__REQUIRED TASK__.
Transcribe the listing verbatim. Do not carry over any pictures.

__DATA SHOWN__.
::::
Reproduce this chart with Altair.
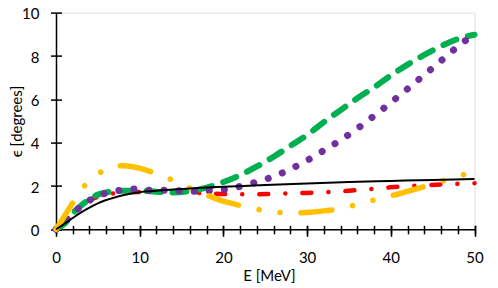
import altair as alt
import pandas as pd

# ---- data ----
E_black = [0, 1, 2, 3, 4, 5, 6, 7, 8, 10, 12, 14, 16, 18, 20, 25, 30, 35, 40, 45, 50]
eps_black = [0, 0.25, 0.52, 0.78, 1.0, 1.2, 1.35, 1.47, 1.57, 1.71, 1.78, 1.84, 1.88, 1.93,
             1.96, 2.04, 2.11, 2.18, 2.23, 2.28, 2.32]

E_green = [0, 1, 2, 3, 4, 5, 6, 8, 10, 12, 14, 16, 18, 20, 22, 24, 26, 28, 30, 32, 34, 36,
           38, 40, 42, 44, 46, 48, 50]
eps_green = [0, 0.25, 0.72, 1.1, 1.38, 1.6, 1.7, 1.78, 1.78, 1.73, 1.7, 1.77, 1.92, 2.18,
             2.5, 2.9, 3.35, 3.85, 4.35, 4.95, 5.5, 6.05, 6.55, 7.1, 7.6, 8.05, 8.45, 8.78, 8.98]

E_purple = [0, 1.5, 2.7, 4.2, 5.9, 7.7, 9.5, 11.2, 13.1, 15.0, 16.9, 18.7, 20.5, 22.3, 24.0,
            25.8, 27.5, 29.0, 30.7, 32.3, 33.9, 35.4, 36.9, 38.3, 39.8, 41.2, 42.6, 44.0,
            45.4, 46.8, 48.2, 50]
eps_purple = [0, 0.51, 0.97, 1.38, 1.66, 1.8, 1.86, 1.8, 1.8, 1.77, 1.75, 1.8, 1.86, 2.01,
              2.18, 2.41, 2.68, 2.97, 3.33, 3.71, 4.09, 4.48, 4.91, 5.33, 5.78, 6.23, 6.67,
              7.13, 7.58, 8.04, 8.5, 9.0]

E_red = [0, 1, 2, 3, 4, 5, 6, 8, 10, 12, 14, 16, 18, 20, 22, 24, 26, 28, 30, 32, 34, 36, 38,
         40, 42, 44, 46, 48, 50]
eps_red = [0, 0.4, 0.8, 1.1, 1.35, 1.5, 1.6, 1.69, 1.72, 1.72, 1.7, 1.68, 1.66, 1.63, 1.62,
           1.62, 1.63, 1.66, 1.68, 1.71, 1.75, 1.81, 1.87, 1.94, 1.99, 2.03, 2.07, 2.1, 2.13]

E_orange = [0, 1, 2, 3, 4, 5, 6, 7, 8, 9, 10, 11, 12, 13, 14, 15, 16, 17, 18, 19, 20, 21, 22,
            23, 24, 25, 26, 27, 28, 29, 30, 32, 34, 35, 36, 37, 38, 39, 40, 41, 42, 43, 44, 45,
            46, 47, 48, 49, 50]
eps_orange = [0, 0.6, 1.22, 1.8, 2.25, 2.55, 2.78, 2.9, 2.93, 2.9, 2.82, 2.7, 2.58, 2.42, 2.25,
              2.07, 1.9, 1.73, 1.58, 1.43, 1.3, 1.2, 1.1, 1.02, 0.93, 0.85, 0.8, 0.77, 0.76,
              0.76, 0.78, 0.85, 0.95, 1.05, 1.15, 1.25, 1.35, 1.45, 1.55, 1.64, 1.75, 1.86,
              1.97, 2.08, 2.2, 2.32, 2.45, 2.55, 2.66]

x_major = [0, 10, 20, 30, 40, 50]
x_minor = [0, 2, 4, 6, 8, 10, 12, 14, 16, 18, 20, 22, 24, 26, 28, 30, 32, 34, 36, 38, 40,
           42, 44, 46, 48, 50]
y_ticks = [0, 2, 4, 6, 8, 10]

FONT = "Lato"
FS = 15
W, H = 418.5, 216.7

xscale = alt.Scale(domain=[0, 50], nice=False, zero=False)
yscale = alt.Scale(domain=[0, 10], nice=False, zero=False)

x_axis_main = alt.Axis(
    orient="bottom", values=x_major, grid=False, ticks=False, tickSize=0,
    domain=True, domainColor="black", domainWidth=1.5, labelFlush=False,
    labelFont=FONT, labelFontSize=FS, labelColor="black", labelPadding=28.5,
    labelBaseline="middle",
    title="E [MeV]", titleFont=FONT, titleFontSize=FS, titleFontWeight="normal",
    titleColor="black", titleX=213, titleY=46, titleAlign="center",
    titleBaseline="middle", titleAnchor="start",
)
y_axis_main = alt.Axis(
    orient="left", values=y_ticks, grid=False, ticks=False, tickSize=0,
    domain=True, domainColor="black", domainWidth=1.5, labelFlush=False,
    labelFont=FONT, labelFontSize=FS, labelColor="black", labelPadding=17,
    labelOffset=1.2,
    title="ϵ [degrees]", titleFont=FONT, titleFontSize=FS, titleFontWeight="normal",
    titleColor="black", titleX=-40, titleY=H / 2, titleAngle=270, titleAlign="center",
    titleBaseline="middle", titleAnchor="start",
)


def series(E, eps, color, width, dash, cap="round"):
    df = pd.DataFrame({"E": E, "eps": eps})
    kw = dict(color=color, strokeWidth=width, strokeCap=cap, interpolate="monotone")
    if dash:
        kw["strokeDash"] = dash
    return alt.Chart(df).mark_line(**kw).encode(
        x=alt.X("E:Q", scale=xscale, axis=x_axis_main),
        y=alt.Y("eps:Q", scale=yscale, axis=y_axis_main),
    )


lines = alt.layer(
    series(E_red, eps_red, "#FF0000", 4.5, [9, 17, 0.1, 17]),
    series(E_green, eps_green, "#00B050", 6, [14, 12]),
    series(E_purple, eps_purple, "#7030A0", 7, [0.1, 15]),
    series(E_orange, eps_orange, "#FFC000", 5.5, [31, 21, 0.1, 21, 0.1, 21]),
    series(E_black, eps_black, "black", 2, None, "butt"),
)

tick_x = pd.DataFrame({"v": [0, 50]})
tick_y = pd.DataFrame({"v": [0, 10]})

xmajor_layer = alt.Chart(tick_x).mark_point(opacity=0).encode(
    x=alt.X("v:Q", scale=alt.Scale(domain=[0, 50], nice=False, zero=False),
            axis=alt.Axis(orient="bottom", values=x_major, labels=False, domain=False,
                          grid=False, ticks=True, tickSize=11, offset=-4,
                          tickColor="black", tickWidth=1.5, title=None))
)
xminor_layer = alt.Chart(tick_x).mark_point(opacity=0).encode(
    x=alt.X("v:Q", scale=alt.Scale(domain=[0, 50], nice=False, zero=False),
            axis=alt.Axis(orient="bottom", values=x_minor, labels=False, domain=False,
                          grid=False, ticks=True, tickSize=8.5, offset=-4,
                          tickColor="black", tickWidth=1.5, title=None))
)
y_layer = alt.Chart(tick_y).mark_point(opacity=0).encode(
    y=alt.Y("v:Q", scale=alt.Scale(domain=[0, 10], nice=False, zero=False),
            axis=alt.Axis(orient="left", values=y_ticks, labels=False, domain=False,
                          grid=False, ticks=True, tickSize=11, offset=-5.5,
                          tickColor="black", tickWidth=1.5, title=None))
)

chart = alt.layer(lines, xmajor_layer, xminor_layer, y_layer).resolve_scale(
    x="independent", y="independent"
).properties(
    width=W, height=H,
    autosize=alt.AutoSizeParams(type="none"),
    padding={"left": 48, "top": 4.6, "right": 15, "bottom": 56},
).configure_view(stroke=None).configure(background="white")

chart.save("out.html", embed_options={"renderer": "svg", "actions": False})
::::
__RESPONSE__.
Reproduce this chart with Altair.
import altair as alt
import pandas as pd

# ---- data ----
E_black = [0, 1, 2, 3, 4, 5, 6, 7, 8, 10, 12, 14, 16, 18, 20, 25, 30, 35, 40, 45, 50]
eps_black = [0, 0.25, 0.52, 0.78, 1.0, 1.2, 1.35, 1.47, 1.57, 1.71, 1.78, 1.84, 1.88, 1.93,
             1.96, 2.04, 2.11, 2.18, 2.23, 2.28, 2.32]

E_green = [0, 1, 2, 3, 4, 5, 6, 8, 10, 12, 14, 16, 18, 20, 22, 24, 26, 28, 30, 32, 34, 36,
           38, 40, 42, 44, 46, 48, 50]
eps_green = [0, 0.25, 0.72, 1.1, 1.38, 1.6, 1.7, 1.78, 1.78, 1.73, 1.7, 1.77, 1.92, 2.18,
             2.5, 2.9, 3.35, 3.85, 4.35, 4.95, 5.5, 6.05, 6.55, 7.1, 7.6, 8.05, 8.45, 8.78, 8.98]

E_purple = [0, 1.5, 2.7, 4.2, 5.9, 7.7, 9.5, 11.2, 13.1, 15.0, 16.9, 18.7, 20.5, 22.3, 24.0,
            25.8, 27.5, 29.0, 30.7, 32.3, 33.9, 35.4, 36.9, 38.3, 39.8, 41.2, 42.6, 44.0,
            45.4, 46.8, 48.2, 50]
eps_purple = [0, 0.51, 0.97, 1.38, 1.66, 1.8, 1.86, 1.8, 1.8, 1.77, 1.75, 1.8, 1.86, 2.01,
              2.18, 2.41, 2.68, 2.97, 3.33, 3.71, 4.09, 4.48, 4.91, 5.33, 5.78, 6.23, 6.67,
              7.13, 7.58, 8.04, 8.5, 9.0]

E_red = [0, 1, 2, 3, 4, 5, 6, 8, 10, 12, 14, 16, 18, 20, 22, 24, 26, 28, 30, 32, 34, 36, 38,
         40, 42, 44, 46, 48, 50]
eps_red = [0, 0.4, 0.8, 1.1, 1.35, 1.5, 1.6, 1.69, 1.72, 1.72, 1.7, 1.68, 1.66, 1.63, 1.62,
           1.62, 1.63, 1.66, 1.68, 1.71, 1.75, 1.81, 1.87, 1.94, 1.99, 2.03, 2.07, 2.1, 2.13]

E_orange = [0, 1, 2, 3, 4, 5, 6, 7, 8, 9, 10, 11, 12, 13, 14, 15, 16, 17, 18, 19, 20, 21, 22,
            23, 24, 25, 26, 27, 28, 29, 30, 32, 34, 35, 36, 37, 38, 39, 40, 41, 42, 43, 44, 45,
            46, 47, 48, 49, 50]
eps_orange = [0, 0.6, 1.22, 1.8, 2.25, 2.55, 2.78, 2.9, 2.93, 2.9, 2.82, 2.7, 2.58, 2.42, 2.25,
              2.07, 1.9, 1.73, 1.58, 1.43, 1.3, 1.2, 1.1, 1.02, 0.93, 0.85, 0.8, 0.77, 0.76,
              0.76, 0.78, 0.85, 0.95, 1.05, 1.15, 1.25, 1.35, 1.45, 1.55, 1.64, 1.75, 1.86,
              1.97, 2.08, 2.2, 2.32, 2.45, 2.55, 2.66]

x_major = [0, 10, 20, 30, 40, 50]
x_minor = [0, 2, 4, 6, 8, 10, 12, 14, 16, 18, 20, 22, 24, 26, 28, 30, 32, 34, 36, 38, 40,
           42, 44, 46, 48, 50]
y_ticks = [0, 2, 4, 6, 8, 10]

FONT = "Lato"
FS = 15
W, H = 418.5, 216.7

xscale = alt.Scale(domain=[0, 50], nice=False, zero=False)
yscale = alt.Scale(domain=[0, 10], nice=False, zero=False)

x_axis_main = alt.Axis(
    orient="bottom", values=x_major, grid=False, ticks=False, tickSize=0,
    domain=True, domainColor="black", domainWidth=1.5, labelFlush=False,
    labelFont=FONT, labelFontSize=FS, labelColor="black", labelPadding=28.5,
    labelBaseline="middle",
    title="E [MeV]", titleFont=FONT, titleFontSize=FS, titleFontWeight="normal",
    titleColor="black", titleX=213, titleY=46, titleAlign="center",
    titleBaseline="middle", titleAnchor="start",
)
y_axis_main = alt.Axis(
    orient="left", values=y_ticks, grid=False, ticks=False, tickSize=0,
    domain=True, domainColor="black", domainWidth=1.5, labelFlush=False,
    labelFont=FONT, labelFontSize=FS, labelColor="black", labelPadding=17,
    labelOffset=1.2,
    title="ϵ [degrees]", titleFont=FONT, titleFontSize=FS, titleFontWeight="normal",
    titleColor="black", titleX=-40, titleY=H / 2, titleAngle=270, titleAlign="center",
    titleBaseline="middle", titleAnchor="start",
)


def series(E, eps, color, width, dash, cap="round"):
    df = pd.DataFrame({"E": E, "eps": eps})
    kw = dict(color=color, strokeWidth=width, strokeCap=cap, interpolate="monotone")
    if dash:
        kw["strokeDash"] = dash
    return alt.Chart(df).mark_line(**kw).encode(
        x=alt.X("E:Q", scale=xscale, axis=x_axis_main),
        y=alt.Y("eps:Q", scale=yscale, axis=y_axis_main),
    )


lines = alt.layer(
    series(E_red, eps_red, "#FF0000", 4.5, [9, 17, 0.1, 17]),
    series(E_green, eps_green, "#00B050", 6, [14, 12]),
    series(E_purple, eps_purple, "#7030A0", 7, [0.1, 15]),
    series(E_orange, eps_orange, "#FFC000", 5.5, [31, 21, 0.1, 21, 0.1, 21]),
    series(E_black, eps_black, "black", 2, None, "butt"),
)

tick_x = pd.DataFrame({"v": [0, 50]})
tick_y = pd.DataFrame({"v": [0, 10]})

xmajor_layer = alt.Chart(tick_x).mark_point(opacity=0).encode(
    x=alt.X("v:Q", scale=alt.Scale(domain=[0, 50], nice=False, zero=False),
            axis=alt.Axis(orient="bottom", values=x_major, labels=False, domain=False,
                          grid=False, ticks=True, tickSize=11, offset=-4,
                          tickColor="black", tickWidth=1.5, title=None))
)
xminor_layer = alt.Chart(tick_x).mark_point(opacity=0).encode(
    x=alt.X("v:Q", scale=alt.Scale(domain=[0, 50], nice=False, zero=False),
            axis=alt.Axis(orient="bottom", values=x_minor, labels=False, domain=False,
                          grid=False, ticks=True, tickSize=8.5, offset=-4,
                          tickColor="black", tickWidth=1.5, title=None))
)
y_layer = alt.Chart(tick_y).mark_point(opacity=0).encode(
    y=alt.Y("v:Q", scale=alt.Scale(domain=[0, 10], nice=False, zero=False),
            axis=alt.Axis(orient="left", values=y_ticks, labels=False, domain=False,
                          grid=False, ticks=True, tickSize=11, offset=-5.5,
                          tickColor="black", tickWidth=1.5, title=None))
)

chart = alt.layer(lines, xmajor_layer, xminor_layer, y_layer).resolve_scale(
    x="independent", y="independent"
).properties(
    width=W, height=H,
    autosize=alt.AutoSizeParams(type="none"),
    padding={"left": 48, "top": 4.6, "right": 15, "bottom": 56},
).configure_view(stroke=None).configure(background="white")

chart.save("out.html", embed_options={"renderer": "svg", "actions": False})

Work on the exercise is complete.